Finnegan client POSCO won a petition for mandamus in the U.S. Court of Appeals for the Federal Circuit, successfully challenging a district court ruling modifying the protective order to permit use of highly confidential U.S. discovery materials in foreign litigations. The Federal Circuit concluded that, when deciding whether to modify the protective order in such a manner and circumstance, the district court should have considered the factors set out in the U.S. Supreme Court’s decision in Intel Corp. v. Advanced Micro Devices, Inc. The Federal Circuit granted POSCO’s mandamus petition, vacated the district court’s order permitting foreign cross-use of POSCO’s discovery materials, and remanded. Finnegan represented POSCO both in the mandamus petition and in the underlying district court litigation.

The U.S. Court of Appeals for the Federal Circuit reversed a district court’s grant of JMOL for noninfringement, thereby reinstating the jury verdict finding that Microsoft infringed Finnegan client Uniloc USA’s patent.  The Federal Circuit also affirmed the jury’s finding that Microsoft failed to prove Uniloc USA’s patent is invalid.  Although the Federal Circuit also vacated the damages award as being based on a methodology the Court found to be faulty, with there no longer being any question about Microsoft’s infringement, Uniloc gained another opportunity to obtain damages from Microsoft.

The U.S. Court of Appeals for the Federal Circuit reversed a district court’s ruling of invalidity for lack of enablement/utility of Finnegan client, Eli Lilly and Company’s method of use patent on Strattera® and upheld the court’s rulings of validity on other grounds and the judgment of infringement in a case involving numerous generic drug manufacturers. The Federal Circuit’s ruling in Lilly’s favor provides protection for Lilly’s Strattera® franchise through May 2017.

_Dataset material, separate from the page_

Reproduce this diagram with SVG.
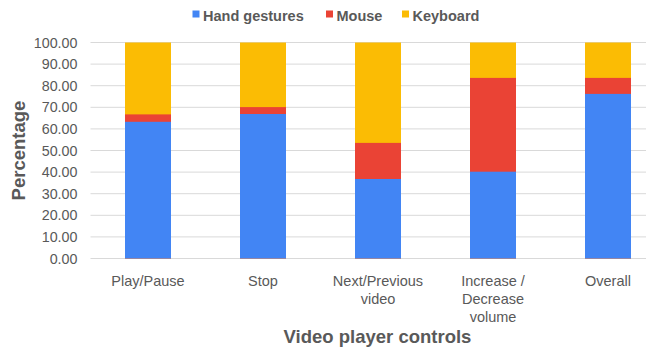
<svg xmlns="http://www.w3.org/2000/svg" width="646" height="349" viewBox="0 0 646 349">
<style>
text{font-family:"Liberation Sans",Arial,sans-serif;fill:#595959}
.tick{font-size:14.3px;text-anchor:end}
.cat{font-size:14.5px;text-anchor:middle}
.leg{font-size:14.5px;font-weight:bold}
.title{font-size:18.5px;font-weight:bold;text-anchor:middle}
.grid line{stroke:#d9d9d9;stroke-width:1}
.hg{fill:#4285F4}.ms{fill:#EA4335}.kb{fill:#FBBC04}
</style>
<rect width="646" height="349" fill="#fff"/>
<g id="legend">
<rect class="hg" x="192.5" y="10.5" width="7" height="7"/><text class="leg" x="203" y="20.5">Hand gestures</text>
<rect class="ms" x="326" y="10.5" width="7" height="7"/><text class="leg" x="336.5" y="20.5">Mouse</text>
<rect class="kb" x="402" y="10.5" width="7" height="7"/><text class="leg" x="412.5" y="20.5">Keyboard</text>
</g>
<g class="grid">
<line x1="90.5" y1="42.5" x2="646" y2="42.5"/>
<line x1="90.5" y1="64.1" x2="646" y2="64.1"/>
<line x1="90.5" y1="85.7" x2="646" y2="85.7"/>
<line x1="90.5" y1="107.3" x2="646" y2="107.3"/>
<line x1="90.5" y1="128.9" x2="646" y2="128.9"/>
<line x1="90.5" y1="150.5" x2="646" y2="150.5"/>
<line x1="90.5" y1="172.1" x2="646" y2="172.1"/>
<line x1="90.5" y1="193.7" x2="646" y2="193.7"/>
<line x1="90.5" y1="215.3" x2="646" y2="215.3"/>
<line x1="90.5" y1="236.9" x2="646" y2="236.9"/>
<line x1="90.5" y1="258.5" x2="646" y2="258.5"/>
</g>
<g id="yticks">
<text class="tick" x="77.5" y="47.5">100.00</text>
<text class="tick" x="77.5" y="69.1">90.00</text>
<text class="tick" x="77.5" y="90.7">80.00</text>
<text class="tick" x="77.5" y="112.3">70.00</text>
<text class="tick" x="77.5" y="133.9">60.00</text>
<text class="tick" x="77.5" y="155.5">50.00</text>
<text class="tick" x="77.5" y="177.1">40.00</text>
<text class="tick" x="77.5" y="198.7">30.00</text>
<text class="tick" x="77.5" y="220.3">20.00</text>
<text class="tick" x="77.5" y="241.9">10.00</text>
<text class="tick" x="77.5" y="263.5">0.00</text>
</g>
<g id="bar-playpause">
<rect class="kb" x="125" y="42.5" width="46" height="216"/>
<rect class="ms" x="125" y="114.4" width="46" height="144.1"/>
<rect class="hg" x="125" y="121.8" width="46" height="136.7"/>
</g>
<g id="bar-stop">
<rect class="kb" x="240" y="42.5" width="46" height="216"/>
<rect class="ms" x="240" y="107.1" width="46" height="151.4"/>
<rect class="hg" x="240" y="114" width="46" height="144.5"/>
</g>
<g id="bar-next">
<rect class="kb" x="355" y="42.5" width="46" height="216"/>
<rect class="ms" x="355" y="142.9" width="46" height="115.6"/>
<rect class="hg" x="355" y="179" width="46" height="79.5"/>
</g>
<g id="bar-volume">
<rect class="kb" x="470" y="42.5" width="46" height="216"/>
<rect class="ms" x="470" y="77.9" width="46" height="180.6"/>
<rect class="hg" x="470" y="171.7" width="46" height="86.8"/>
</g>
<g id="bar-overall">
<rect class="kb" x="585" y="42.5" width="46" height="216"/>
<rect class="ms" x="585" y="77.9" width="46" height="180.6"/>
<rect class="hg" x="585" y="93.9" width="46" height="164.6"/>
</g>
<g id="xlabels">
<text class="cat" x="148" y="286">Play/Pause</text>
<text class="cat" x="263" y="286">Stop</text>
<text class="cat" x="378" y="286">Next/Previous</text>
<text class="cat" x="378" y="304">video</text>
<text class="cat" x="493" y="286">Increase /</text>
<text class="cat" x="493" y="304">Decrease</text>
<text class="cat" x="493" y="322">volume</text>
<text class="cat" x="608" y="286">Overall</text>
</g>
<text class="title" x="377.5" y="342.5">Video player controls</text>
<text class="title" transform="translate(24.5,150.5) rotate(-90)">Percentage</text>
</svg>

The U.S. Court of Appeals for the Federal Circuit reversed the International Trade Commission’s claim construction of U.S. Patent No. 5,470,257 (entitled “Radial Compression Type Coaxial Cable End Connector”) and its related finding that the Complainant had not established the technical prong of the domestic industry requirement of Section 337.  In its opinion, the Federal Circuit held that the Complainant, our client John Mezzalingua Associates, Inc. (d/b/a PPC, Inc.), had established a Section 337 violation (importation, infringement, validity, and domestic industry) and remanded to the ITC for further findings on remedy and bonding.

The U.S. Court of Appeals for the Federal Circuit upheld a judgment that Home Depot U.S.A., Inc., literally and willfully infringed Finnegan client Mr. Michael S. Powell’s patent covering radial arm saw guards. Specifically, the Federal Circuit affirmed the Southern District of Florida court’s claim construction and the court’s denial of Home Depot’s motion for judgment as a matter of law on the issues of infringement, willfulness, and damages. In addition, the Federal Circuit affirmed the district court’s holding that the patent was not unenforceable for inequitable conduct, as well as the court’s award of enhanced damages and attorney fees.